Dans ce contexte, les politiques publiques d’aménagement ne sont pas toujours comprises. L’objectif de zéro artificialisation nette (ZAN) demeure largement méconnu: seuls 24% des Français déclarent en avoir entendu parler. Pourtant, lorsqu’elles sont formulées concrètement, certaines contraintes associées à la sobriété foncière sont plutôt bien accueillies. Ainsi, 58% des sondés accepteraient de n’accéder qu’à des logements anciens rénovés, 53% renonceraient à construire en zone isolée, et près de la moitié se disent prêts à vivre dans une maison mitoyenne ou à partager des espaces extérieurs.
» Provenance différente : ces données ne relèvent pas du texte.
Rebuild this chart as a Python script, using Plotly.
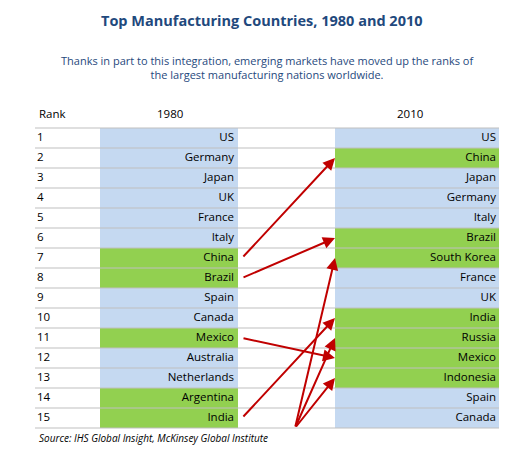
import plotly.graph_objects as go

ranks = list(range(1, 16))
c1980 = ["US","Germany","Japan","UK","France","Italy","China","Brazil","Spain","Canada",
         "Mexico","Australia","Netherlands","Argentina","India"]
c2010 = ["US","China","Japan","Germany","Italy","Brazil","South Korea","France","UK","India",
         "Russia","Mexico","Indonesia","Spain","Canada"]
emerging = {"China","Brazil","Mexico","Argentina","India","South Korea","Russia","Indonesia"}
# moves: (from 1980 rank or None for new entrants, to 2010 rank)
moves = [(7, 2), (8, 6), (11, 12), (15, 10), (None, 7), (None, 11), (None, 13)]

BLUE, GREEN = "#C5D9F1", "#92D050"
def yc(r): return 118 + 20 * r

fig = go.Figure()
shapes = []
for r, a, b in zip(ranks, c1980, c2010):
    shapes.append(dict(type="rect", x0=100, x1=238, y0=yc(r)-10, y1=yc(r)+10, line_width=0,
                       fillcolor=GREEN if a in emerging else BLUE, layer="below"))
    shapes.append(dict(type="rect", x0=335, x1=499, y0=yc(r)-10, y1=yc(r)+10, line_width=0,
                       fillcolor=GREEN if b in emerging else BLUE, layer="below"))
for k in range(16):
    shapes.append(dict(type="line", x0=35, x1=499, y0=128+20*k, y1=128+20*k,
                       line=dict(color="#BFBFBF", width=1)))

fig.add_trace(go.Scatter(x=[37]*15, y=[yc(r) for r in ranks], text=[str(r) for r in ranks],
                         mode="text", textposition="middle right", textfont=dict(size=11.5, color="black")))
fig.add_trace(go.Scatter(x=[234]*15, y=[yc(r) for r in ranks], text=c1980,
                         mode="text", textposition="middle left", textfont=dict(size=11.5, color="black")))
fig.add_trace(go.Scatter(x=[496]*15, y=[yc(r) for r in ranks], text=c2010,
                         mode="text", textposition="middle left", textfont=dict(size=11.5, color="black")))

ann = [
    dict(x=262, y=20, text="<b>Top Manufacturing Countries, 1980 and 2010</b>", font=dict(size=14.5, color="#1F497D")),
    dict(x=267, y=67, text="Thanks in part to this integration, emerging markets have moved up the ranks of<br>the largest manufacturing nations worldwide.",
         font=dict(size=11, color="#1F497D")),
    dict(x=37, y=113, text="Rank", xanchor="left"),
    dict(x=170, y=113, text="1980"),
    dict(x=410, y=113, text="2010"),
    dict(x=37, y=438, text="<i>Source: IHS Global Insight, McKinsey Global Institute</i>", xanchor="left",
         font=dict(size=10, color="black")),
]
for a in ann:
    a.setdefault("font", dict(size=11.5, color="black"))
    a.update(showarrow=False, xref="x", yref="y")
    if "xanchor" not in a: a["xanchor"] = "center"
for f, t in moves:
    if f is None:
        x0, y0 = 295, 428
    else:
        x0, y0 = 242, yc(f)
    ann.append(dict(x=335, y=yc(t), ax=x0, ay=y0, axref="x", ayref="y", xref="x", yref="y",
                    text="", showarrow=True, arrowhead=2, arrowsize=1.2, arrowwidth=2,
                    arrowcolor="#C00000"))

fig.update_layout(width=525, height=459, margin=dict(l=0, r=0, t=0, b=0),
                  plot_bgcolor="white", paper_bgcolor="white", showlegend=False,
                  font=dict(family="Open Sans"),
                  xaxis=dict(range=[8, 533], visible=False, fixedrange=True),
                  yaxis=dict(range=[467, 8], visible=False, fixedrange=True),
                  shapes=shapes, annotations=ann)
fig.write_html("out.html")
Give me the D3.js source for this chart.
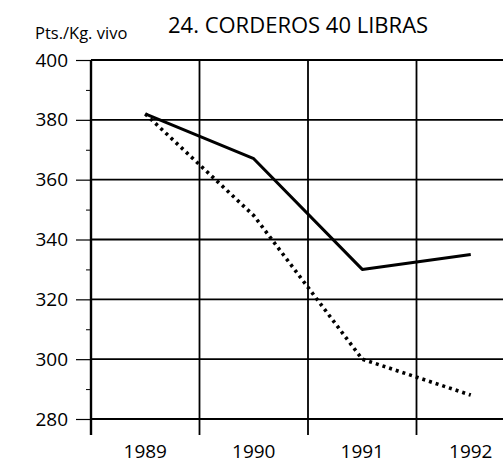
<!DOCTYPE html>
<html><head><meta charset="utf-8">
<script src="https://cdn.jsdelivr.net/npm/d3@7"></script>
<style>html,body{margin:0;padding:0;background:#fff;overflow:hidden}</style>
</head><body>
<svg id="c" width="503" height="470"></svg>
<script>
const years = ["1989","1990","1991","1992"];
const solidSeries = [382, 367, 330, 335];
const dottedSeries = [382, 348, 300, 288];
const yTicks = [280, 300, 320, 340, 360, 380, 400];
const yMinorTicks = [290, 310, 330, 350, 370, 390];
const title = "24. CORDEROS 40 LIBRAS";
const unitLabel = "Pts./Kg. vivo";

const svg = d3.select("#c");
const mLeft = 91, mTop = 60, mBottom = 419, bandW = 108.5;
const x = d3.scaleBand().domain(years).range([mLeft, mLeft + bandW * years.length]).padding(0);
const y = d3.scaleLinear().domain([280, 400]).range([mBottom, mTop]);
const font = "'Open Sans', sans-serif";

// horizontal grid
svg.append("g").selectAll("line").data(yTicks).join("line")
  .attr("x1", mLeft).attr("x2", 503)
  .attr("y1", d => y(d)).attr("y2", d => y(d))
  .attr("stroke", "#000").attr("stroke-width", d => (d === 280 || d === 400) ? 2.2 : 1.8);

// vertical grid (band boundaries)
const bounds = years.map(d => x(d)).concat([x(years[years.length-1]) + x.bandwidth()]);
svg.append("g").selectAll("line").data(bounds).join("line")
  .attr("x1", d => d).attr("x2", d => d)
  .attr("y1", mTop).attr("y2", mBottom + 16)
  .attr("stroke", "#000").attr("stroke-width", (d,i) => i === 0 ? 2.4 : 1.8);

// y axis
const yAxis = d3.axisLeft(y).tickValues(yTicks).tickSize(15).tickPadding(8).tickFormat(d3.format("d"));
const ga = svg.append("g").attr("transform", `translate(${mLeft},0)`).call(yAxis);
ga.select(".domain").remove();
ga.selectAll("line").attr("stroke-width", 1.2);
ga.selectAll("text").attr("font-family", font).attr("font-size", 19).attr("font-weight", 500).attr("fill", "#000");
const yMinor = d3.axisLeft(y).tickValues(yMinorTicks).tickSize(5).tickFormat("");
const gm = svg.append("g").attr("transform", `translate(${mLeft},0)`).call(yMinor);
gm.select(".domain").remove();
gm.selectAll("line").attr("stroke-width", 1);

// x axis labels
const xAxis = d3.axisBottom(x).tickSize(0).tickPadding(26);
const gx = svg.append("g").attr("transform", `translate(0,${mBottom})`).call(xAxis);
gx.select(".domain").remove();
gx.selectAll("text").attr("font-family", font).attr("font-size", 19).attr("font-weight", 500).attr("fill", "#000");

const cx = d => x(d) + x.bandwidth() / 2;
const line = d3.line().x((d,i) => cx(years[i])).y(d => y(d));

svg.append("path").datum(solidSeries).attr("d", line)
  .attr("fill", "none").attr("stroke", "#000").attr("stroke-width", 3).attr("stroke-linejoin", "round");
svg.append("path").datum(dottedSeries).attr("d", line)
  .attr("fill", "none").attr("stroke", "#000").attr("stroke-width", 3.6)
  .attr("stroke-dasharray", "3,4").attr("stroke-linecap", "butt");

svg.append("text").attr("x", 168).attr("y", 33).attr("font-family", font).attr("font-size", 22).attr("font-weight", 500).attr("fill", "#000").text(title);
svg.append("text").attr("x", 35).attr("y", 39).attr("font-family", font).attr("font-size", 16.5).attr("font-weight", 500).attr("fill", "#000").text(unitLabel);
</script>
</body></html>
En revanche, seuls 38% adhèrent à l’idée de vivre dans une zone plus dense, et 67% continuent de préférer des villes moins denses et plus étalées…
Ces résultats traduisent moins un rejet frontal des objectifs environnementaux qu’une acceptation sous condition, étroitement liée à la manière dont ces transformations affectent le cadre de vie. La densité est ainsi tolérée lorsqu’elle est discrète, qualitative, négociée, mais rejetée dès lors qu’elle devient visible, subie ou associée à une dégradation du quotidien. Ce que révèle finalement ce baromètre, ce n’est peut-être pas tant une crispation que l’avènement d’une période de transition: à en croire les chiffres, une partie des Français semblent aujourd’hui prêts à accepter certaines contraintes et à intégrer de nouveaux critères dans leurs choix résidentiels. Sur le papier, en tout cas…


(1) Fondé en 2019 sous l’impulsion de l’Ordre des géomètres-experts.